• _WHAT YOU WILL DO_
Below are the records; pull every line that includes "this".

• _Data listing_
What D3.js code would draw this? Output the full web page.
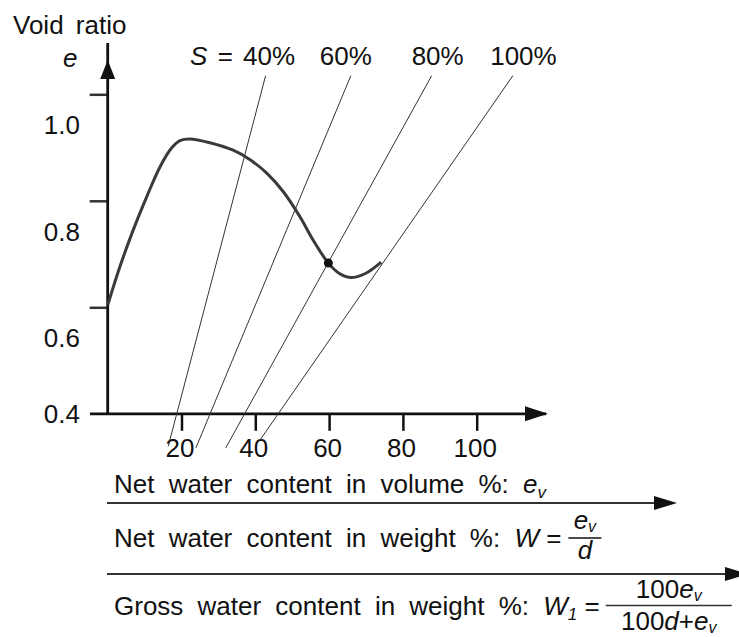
<!DOCTYPE html>
<html><head><meta charset="utf-8">
<script src="https://cdn.jsdelivr.net/npm/d3@7"></script>
<style>
body{margin:0;background:#fff}
svg{display:block}
text{font-family:'Liberation Sans',Arial,Helvetica,sans-serif;fill:#111;font-size:26px}
</style>
</head><body>
<svg id="chart" width="739" height="637"></svg>
<script>
// ---- data ----
const waterContent = [0, 3.3, 6.9, 10.6, 14.2, 17.3, 19.6, 22.3, 27.7, 34, 38.6, 43.1, 47.6, 52.1, 55.7, 59.8, 62.9, 65.7, 69.7, 74.1];
const voidRatio    = [0.604, 0.676, 0.745, 0.808, 0.864, 0.899, 0.913, 0.916, 0.909, 0.895, 0.877, 0.852, 0.817, 0.770, 0.726, 0.683, 0.663, 0.656, 0.663, 0.685];
const optimumWater = 59.8;
const optimumVoid = 0.683;
const satLabels = ["40%", "60%", "80%", "100%"];
const satTopWater = [42.8, 65.9, 87.8, 109.8];
const satTopVoid = [1.035, 1.035, 1.035, 1.035];
const satBottomWater = [16.4, 23.9, 32.0, 41.3];
const satBottomVoid = [0.339, 0.336, 0.336, 0.351];
const xTicks = [20, 40, 60, 80, 100];
const yTicks = [1.0, 0.8, 0.6, 0.4];
const yTickLabels = ["1.0", "0.8", "0.6", "0.4"];

// ---- layout ----
const svg = d3.select("#chart");
const x = d3.scaleLinear().domain([0, 100]).range([107.7, 476.7]);
const y = d3.scaleLinear().domain([0.4, 1.0]).range([413.8, 94.3]);
const ink = "#111";

function arrowHead(g, tipX, tipY, dir, len, half) {
  let pts;
  if (dir === "up") pts = [[tipX, tipY], [tipX - half, tipY + len], [tipX + half, tipY + len]];
  else pts = [[tipX, tipY], [tipX - len, tipY - half], [tipX - len, tipY + half]];
  g.append("path").attr("d", d3.line()(pts) + "Z").attr("fill", ink);
}

// y axis ticks (custom labels below)
const yAxisG = svg.append("g").attr("transform", `translate(${x(0)},0)`)
  .call(d3.axisLeft(y).tickValues(yTicks.filter(v => v > 0.4)).tickSize(18).tickFormat(""));
yAxisG.select(".domain").remove();
yAxisG.selectAll(".tick line").attr("stroke", "#333").attr("stroke-width", 2.5);

// x axis ticks + labels
const xAxisG = svg.append("g").attr("transform", `translate(0,${y(0.4)})`)
  .call(d3.axisBottom(x).tickValues(xTicks).tickSize(17).tickPadding(8).tickFormat(d3.format("d")));
xAxisG.select(".domain").remove();
xAxisG.selectAll(".tick line").attr("stroke", ink).attr("stroke-width", 2.5);
xAxisG.selectAll(".tick text").attr("font-size", 26).attr("fill", ink)
  .attr("font-family", "'Liberation Sans',Arial,sans-serif").attr("dx", -2);

// axis lines
svg.append("line").attr("x1", x(0)).attr("x2", x(0)).attr("y1", y(0.4)).attr("y2", 43)
  .attr("stroke", ink).attr("stroke-width", 2.8);
arrowHead(svg, x(0), 60, "up", 19, 7.5);
svg.append("line").attr("x1", 90).attr("x2", 546).attr("y1", y(0.4)).attr("y2", y(0.4))
  .attr("stroke", ink).attr("stroke-width", 2.8);
arrowHead(svg, 548, y(0.4), "right", 23, 7.5);

// y tick labels
svg.selectAll("text.ylab").data(yTicks).join("text").attr("class", "ylab")
  .attr("x", 80).attr("text-anchor", "end")
  .attr("y", d => d > 0.4 ? y(d) + 31 : y(d)).attr("dy", "0.35em")
  .text((d, i) => yTickLabels[i]);

// axis titles
svg.append("text").attr("x", 13).attr("y", 34.3).attr("word-spacing", 5).text("Void ratio");
svg.append("text").attr("x", 63).attr("y", 66.5).attr("font-style", "italic").text("e");

// saturation lines
const satIdx = d3.range(satLabels.length);
svg.selectAll("line.sat").data(satIdx).join("line").attr("class", "sat")
  .attr("x1", i => x(satTopWater[i])).attr("y1", i => y(satTopVoid[i]))
  .attr("x2", i => x(satBottomWater[i])).attr("y2", i => y(satBottomVoid[i]))
  .attr("stroke", "#333").attr("stroke-width", 1);

// saturation labels
const satLabelShift = [29.5, -5, 6, 10.6];
satIdx.forEach(i => {
  const t = svg.append("text").attr("y", 65);
  if (i === 0) {
    t.attr("x", x(satTopWater[i]) + satLabelShift[i]).attr("text-anchor", "end").attr("word-spacing", 3);
    t.append("tspan").attr("font-style", "italic").text("S");
    t.append("tspan").text(" = " + satLabels[i]);
  } else {
    t.attr("x", x(satTopWater[i]) + satLabelShift[i]).attr("text-anchor", "middle").text(satLabels[i]);
  }
});

// compaction curve
const pts = waterContent.map((w, i) => [w, voidRatio[i]]);
svg.append("path")
  .attr("d", d3.line().x(d => x(d[0])).y(d => y(d[1])).curve(d3.curveCatmullRom.alpha(0.5))(pts))
  .attr("fill", "none").attr("stroke", "#3a3a3a").attr("stroke-width", 3);
svg.append("circle").attr("cx", x(optimumWater)).attr("cy", y(optimumVoid)).attr("r", 4.5).attr("fill", ink);

// bottom scales
const rows = [
  {line: 503, tip: 677},
  {line: 574, tip: 748},
];
rows.forEach(r => {
  svg.append("line").attr("x1", 107).attr("x2", r.tip - 20).attr("y1", r.line).attr("y2", r.line)
    .attr("stroke", "#333").attr("stroke-width", 2);
  arrowHead(svg, r.tip, r.line, "right", 23, 7);
});

function subE(t, size, dy) {
  t.append("tspan").attr("font-style", "italic").text("e");
  t.append("tspan").attr("font-style", "italic").attr("font-size", size).attr("dy", dy).text("v");
}

// row 1
const r1 = svg.append("text").attr("x", 114).attr("y", 493.3).attr("word-spacing", 7);
r1.append("tspan").text("Net water content in volume %: ");
subE(r1, 17, 5);

// row 2
const r2 = svg.append("text").attr("x", 114).attr("y", 547.3).attr("word-spacing", 7);
r2.append("tspan").text("Net water content in weight %: ");
r2.append("tspan").attr("font-style", "italic").text("W");
r2.append("tspan").attr("word-spacing", 0).text(" =");
const r2end = 114 + r2.node().getComputedTextLength();
const f2x0 = r2end + 7, f2w = 33;
svg.append("line").attr("x1", f2x0).attr("x2", f2x0 + f2w).attr("y1", 538).attr("y2", 538)
  .attr("stroke", ink).attr("stroke-width", 1.5);
const n2 = svg.append("text").attr("x", f2x0 + f2w / 2).attr("y", 529).attr("text-anchor", "middle");
subE(n2, 16, 3);
svg.append("text").attr("x", f2x0 + f2w / 2).attr("y", 559).attr("text-anchor", "middle")
  .attr("font-style", "italic").text("d");

// row 3
const r3 = svg.append("text").attr("x", 114).attr("y", 615).attr("word-spacing", 7);
r3.append("tspan").text("Gross water content in weight %: ");
r3.append("tspan").attr("font-style", "italic").text("W");
r3.append("tspan").attr("font-style", "italic").attr("font-size", 17).attr("dy", 5).text("1");
r3.append("tspan").attr("dy", -5).attr("word-spacing", 0).text(" =");
const r3end = 114 + r3.node().getComputedTextLength();
const f3x0 = r3end + 6, f3w = 126;
svg.append("line").attr("x1", f3x0).attr("x2", f3x0 + f3w).attr("y1", 605.5).attr("y2", 605.5)
  .attr("stroke", "#333").attr("stroke-width", 1.5);
const n3 = svg.append("text").attr("x", f3x0 + f3w / 2).attr("y", 598).attr("text-anchor", "middle");
n3.append("tspan").text("100");
subE(n3, 16, 3);
const d3t = svg.append("text").attr("x", f3x0 + f3w / 2).attr("y", 630).attr("text-anchor", "middle");
d3t.append("tspan").text("100");
d3t.append("tspan").attr("font-style", "italic").text("d");
d3t.append("tspan").text("+");
subE(d3t, 16, 3);
</script>
</body></html>
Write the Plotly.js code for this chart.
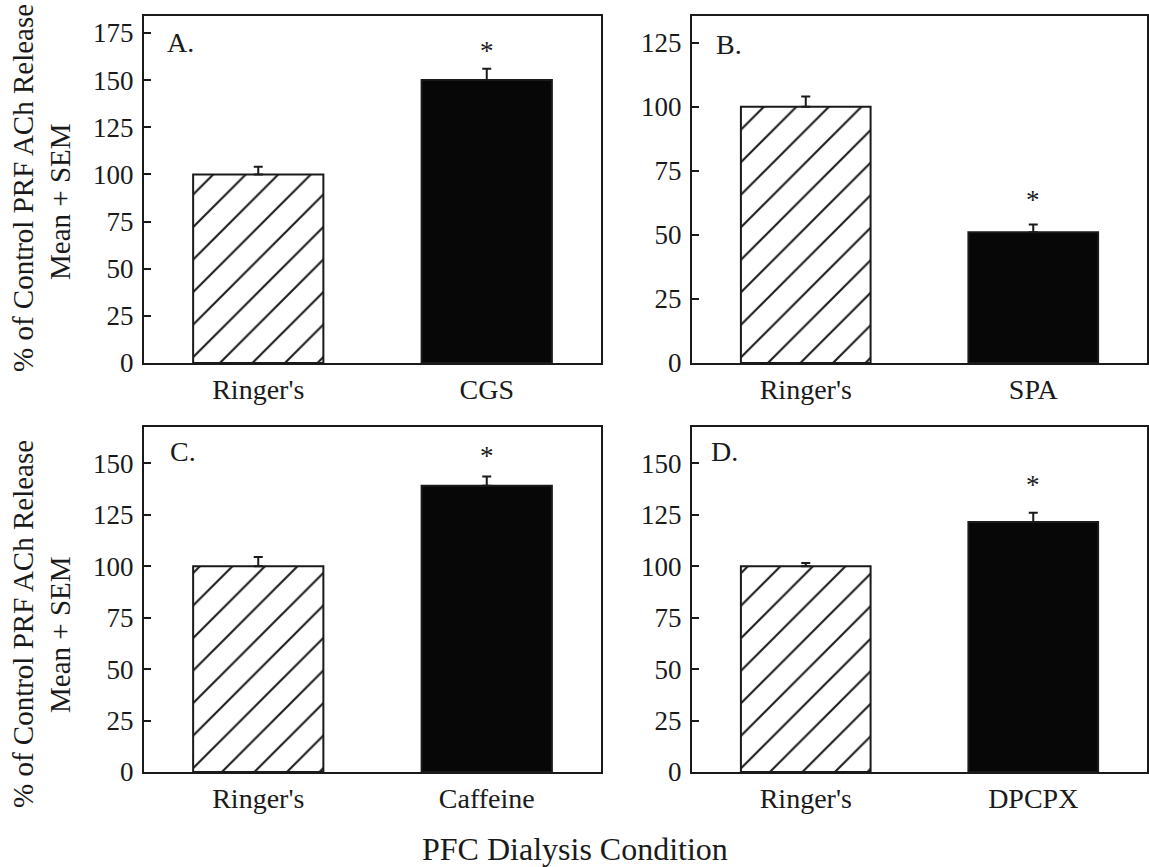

• _ANSWER IN FULL_
What D3.js code would draw this? Output the full web page.
Write the Plotly.js code for this chart.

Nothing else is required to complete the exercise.